** WRITTEN EXERCISE **
Below are entries. Give back exactly the lines from the one containing "Rebuild this chart" through the one containing "plt.rcParams['font.family'] = ['DejaVu Sans']", inclusive, without the pictures.

** EXERCISE MATERIALS **

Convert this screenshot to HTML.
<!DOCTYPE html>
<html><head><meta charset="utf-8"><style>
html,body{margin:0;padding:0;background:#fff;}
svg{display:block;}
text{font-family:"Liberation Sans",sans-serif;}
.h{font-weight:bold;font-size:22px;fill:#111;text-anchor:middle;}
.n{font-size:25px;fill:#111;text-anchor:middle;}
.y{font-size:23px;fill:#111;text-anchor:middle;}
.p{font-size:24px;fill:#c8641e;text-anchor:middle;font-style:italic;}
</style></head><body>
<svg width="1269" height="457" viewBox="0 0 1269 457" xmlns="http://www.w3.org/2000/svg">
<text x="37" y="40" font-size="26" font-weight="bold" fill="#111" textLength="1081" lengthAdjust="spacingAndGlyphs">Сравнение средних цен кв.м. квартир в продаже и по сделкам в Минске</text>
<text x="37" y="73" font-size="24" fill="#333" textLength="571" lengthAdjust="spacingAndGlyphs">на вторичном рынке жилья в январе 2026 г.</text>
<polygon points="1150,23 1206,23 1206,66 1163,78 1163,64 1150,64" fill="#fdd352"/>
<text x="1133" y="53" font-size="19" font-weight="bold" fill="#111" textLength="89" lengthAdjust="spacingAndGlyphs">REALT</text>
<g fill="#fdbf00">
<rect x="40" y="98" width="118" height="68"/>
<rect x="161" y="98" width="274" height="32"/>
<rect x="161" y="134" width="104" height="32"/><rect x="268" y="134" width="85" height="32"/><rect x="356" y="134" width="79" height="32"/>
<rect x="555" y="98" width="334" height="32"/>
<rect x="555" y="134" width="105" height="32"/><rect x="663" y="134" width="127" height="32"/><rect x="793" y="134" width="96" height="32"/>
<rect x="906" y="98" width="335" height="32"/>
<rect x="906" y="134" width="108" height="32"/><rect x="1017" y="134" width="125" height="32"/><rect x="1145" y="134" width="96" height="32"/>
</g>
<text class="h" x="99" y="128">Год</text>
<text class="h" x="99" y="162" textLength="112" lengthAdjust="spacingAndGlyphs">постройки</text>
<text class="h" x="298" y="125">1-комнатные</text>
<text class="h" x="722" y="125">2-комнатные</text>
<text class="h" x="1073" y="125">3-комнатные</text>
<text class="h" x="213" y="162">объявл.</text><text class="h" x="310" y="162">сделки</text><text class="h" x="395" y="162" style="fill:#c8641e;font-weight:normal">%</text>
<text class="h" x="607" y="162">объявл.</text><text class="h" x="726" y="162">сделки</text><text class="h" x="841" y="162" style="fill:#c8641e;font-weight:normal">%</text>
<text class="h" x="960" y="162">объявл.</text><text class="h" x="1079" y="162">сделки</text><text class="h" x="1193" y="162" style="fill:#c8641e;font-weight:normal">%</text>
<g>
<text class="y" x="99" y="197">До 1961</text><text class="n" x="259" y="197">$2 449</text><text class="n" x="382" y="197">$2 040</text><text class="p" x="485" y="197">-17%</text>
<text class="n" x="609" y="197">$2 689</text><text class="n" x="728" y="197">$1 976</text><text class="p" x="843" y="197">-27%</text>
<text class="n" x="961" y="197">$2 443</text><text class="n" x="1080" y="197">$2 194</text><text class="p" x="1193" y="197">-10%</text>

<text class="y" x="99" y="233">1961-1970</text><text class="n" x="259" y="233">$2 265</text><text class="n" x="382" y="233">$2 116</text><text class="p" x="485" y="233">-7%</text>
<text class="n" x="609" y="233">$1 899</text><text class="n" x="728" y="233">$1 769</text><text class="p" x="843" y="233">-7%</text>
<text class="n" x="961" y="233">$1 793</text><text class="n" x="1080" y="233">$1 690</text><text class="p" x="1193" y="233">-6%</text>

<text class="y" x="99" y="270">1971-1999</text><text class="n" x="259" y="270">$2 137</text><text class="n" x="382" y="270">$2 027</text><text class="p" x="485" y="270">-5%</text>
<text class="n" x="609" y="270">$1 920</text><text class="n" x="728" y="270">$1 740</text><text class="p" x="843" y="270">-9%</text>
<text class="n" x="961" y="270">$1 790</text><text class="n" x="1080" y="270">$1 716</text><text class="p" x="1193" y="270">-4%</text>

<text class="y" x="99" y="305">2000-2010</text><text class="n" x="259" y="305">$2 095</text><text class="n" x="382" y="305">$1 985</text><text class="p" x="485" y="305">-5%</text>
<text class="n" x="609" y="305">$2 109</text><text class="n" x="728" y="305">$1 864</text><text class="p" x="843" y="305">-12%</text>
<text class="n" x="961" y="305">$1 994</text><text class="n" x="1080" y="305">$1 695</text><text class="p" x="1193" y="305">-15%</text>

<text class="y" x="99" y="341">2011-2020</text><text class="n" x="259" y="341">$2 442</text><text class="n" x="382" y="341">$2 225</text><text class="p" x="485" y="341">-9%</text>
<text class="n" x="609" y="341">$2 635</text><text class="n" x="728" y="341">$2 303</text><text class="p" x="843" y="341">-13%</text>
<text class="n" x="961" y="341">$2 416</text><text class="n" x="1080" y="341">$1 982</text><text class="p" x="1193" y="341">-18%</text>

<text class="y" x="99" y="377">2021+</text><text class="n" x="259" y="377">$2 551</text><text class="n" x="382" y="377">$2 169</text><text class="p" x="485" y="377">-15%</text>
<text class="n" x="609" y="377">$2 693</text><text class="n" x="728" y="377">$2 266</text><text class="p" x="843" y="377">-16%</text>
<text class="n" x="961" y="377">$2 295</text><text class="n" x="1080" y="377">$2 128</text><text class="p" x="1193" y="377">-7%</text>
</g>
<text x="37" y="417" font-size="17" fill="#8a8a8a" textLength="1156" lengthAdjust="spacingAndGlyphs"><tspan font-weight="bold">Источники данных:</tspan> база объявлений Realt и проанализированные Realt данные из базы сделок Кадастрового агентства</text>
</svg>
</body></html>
---
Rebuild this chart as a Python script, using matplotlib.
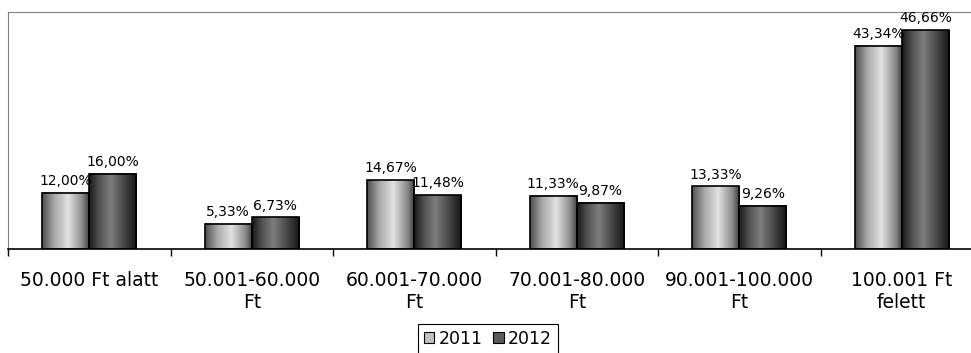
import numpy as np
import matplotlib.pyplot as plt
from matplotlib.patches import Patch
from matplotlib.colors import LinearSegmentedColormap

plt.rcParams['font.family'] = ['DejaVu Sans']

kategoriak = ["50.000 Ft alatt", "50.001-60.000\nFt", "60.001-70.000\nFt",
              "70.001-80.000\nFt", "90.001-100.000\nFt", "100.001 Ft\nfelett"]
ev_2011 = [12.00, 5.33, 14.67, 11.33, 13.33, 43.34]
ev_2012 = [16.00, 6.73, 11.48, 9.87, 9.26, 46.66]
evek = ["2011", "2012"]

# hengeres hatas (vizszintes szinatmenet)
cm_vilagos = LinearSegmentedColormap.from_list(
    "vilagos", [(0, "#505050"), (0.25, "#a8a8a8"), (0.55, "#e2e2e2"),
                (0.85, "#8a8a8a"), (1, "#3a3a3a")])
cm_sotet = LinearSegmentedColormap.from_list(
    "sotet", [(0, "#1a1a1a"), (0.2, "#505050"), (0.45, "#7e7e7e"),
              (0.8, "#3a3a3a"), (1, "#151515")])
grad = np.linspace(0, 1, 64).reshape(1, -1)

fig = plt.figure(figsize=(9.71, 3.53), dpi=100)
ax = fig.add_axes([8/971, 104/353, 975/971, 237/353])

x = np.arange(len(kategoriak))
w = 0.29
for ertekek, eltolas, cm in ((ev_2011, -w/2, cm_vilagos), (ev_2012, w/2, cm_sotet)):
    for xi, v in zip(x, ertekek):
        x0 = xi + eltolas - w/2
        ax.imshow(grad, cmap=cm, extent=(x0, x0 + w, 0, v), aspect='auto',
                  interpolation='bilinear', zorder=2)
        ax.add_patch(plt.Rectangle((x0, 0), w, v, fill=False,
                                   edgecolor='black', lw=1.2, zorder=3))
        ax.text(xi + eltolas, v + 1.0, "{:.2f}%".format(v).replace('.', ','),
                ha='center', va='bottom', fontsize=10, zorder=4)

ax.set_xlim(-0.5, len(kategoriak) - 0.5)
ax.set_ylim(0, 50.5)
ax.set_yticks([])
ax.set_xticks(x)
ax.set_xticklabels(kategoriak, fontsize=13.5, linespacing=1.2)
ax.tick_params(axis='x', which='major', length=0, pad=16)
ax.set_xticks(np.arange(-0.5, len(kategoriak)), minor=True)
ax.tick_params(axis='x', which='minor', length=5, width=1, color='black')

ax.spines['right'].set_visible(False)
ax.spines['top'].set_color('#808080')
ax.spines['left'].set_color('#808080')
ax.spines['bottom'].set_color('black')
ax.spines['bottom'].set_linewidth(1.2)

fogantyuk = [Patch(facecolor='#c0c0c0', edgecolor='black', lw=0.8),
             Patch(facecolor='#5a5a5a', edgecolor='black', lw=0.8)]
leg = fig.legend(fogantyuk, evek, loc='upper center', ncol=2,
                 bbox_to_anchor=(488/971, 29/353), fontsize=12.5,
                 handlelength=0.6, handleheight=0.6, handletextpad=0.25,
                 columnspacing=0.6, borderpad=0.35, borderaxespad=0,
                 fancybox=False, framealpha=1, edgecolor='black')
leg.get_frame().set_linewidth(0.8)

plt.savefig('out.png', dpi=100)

** COMPLETE OUTPUT **
Rebuild this chart as a Python script, using matplotlib.
import numpy as np
import matplotlib.pyplot as plt
from matplotlib.patches import Patch
from matplotlib.colors import LinearSegmentedColormap

plt.rcParams['font.family'] = ['DejaVu Sans']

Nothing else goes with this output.